First, we can avoid building tooling that enables fishing expeditions. Etsy’s AB analyzer tool forces you to reveal each metric that you think might be worth looking at one at a time. There’s no “show me everything” button. Now, this may have arisen entirely by accident and laziness, but it was for the best.

This interface is appropriate, although it also sucks.
This interface is appropriate, although it also sucks.

Second, we can limit our post-hoc rationalization by explicitly constraining it before the experiment. Whenever we test a feature on Etsy, we begin the process by identifying metrics that we believe will change if we 1) understand what is happening and 2) get the effect we desire.

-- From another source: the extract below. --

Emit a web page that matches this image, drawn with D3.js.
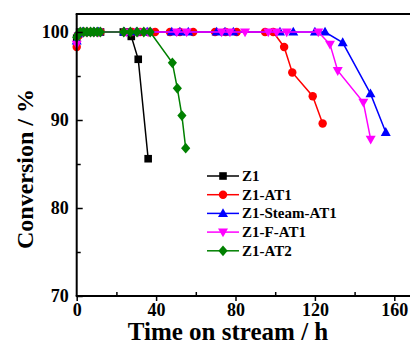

A few months ago, we ran an experiment suggesting replacements for sold or unavailable items still in user carts.

An experimental feature on Etsy
The red box was an experimental feature on Etsy.

The product manager wrote the following down at the time of launch:

We expect this experiment to reduce dead-ends on the site and to give cart visitors an avenue for finding replacements. We expect an increase in listings viewed, a decrease in exits from the cart page, and an increase in items added to carts.

Listing a combination of several expected observations is key, since every prediction reduces the odds that this will happen entirely by random chance. If the experiment results in the expected changes, we can have a high degree of confidence that we understand what is happening.

Humans are at once flawed and remarkable animals. Much as we might imagine ourselves to be rational actors, we aren’t. But we can erect frameworks in which we can compel ourselves to behave rationally.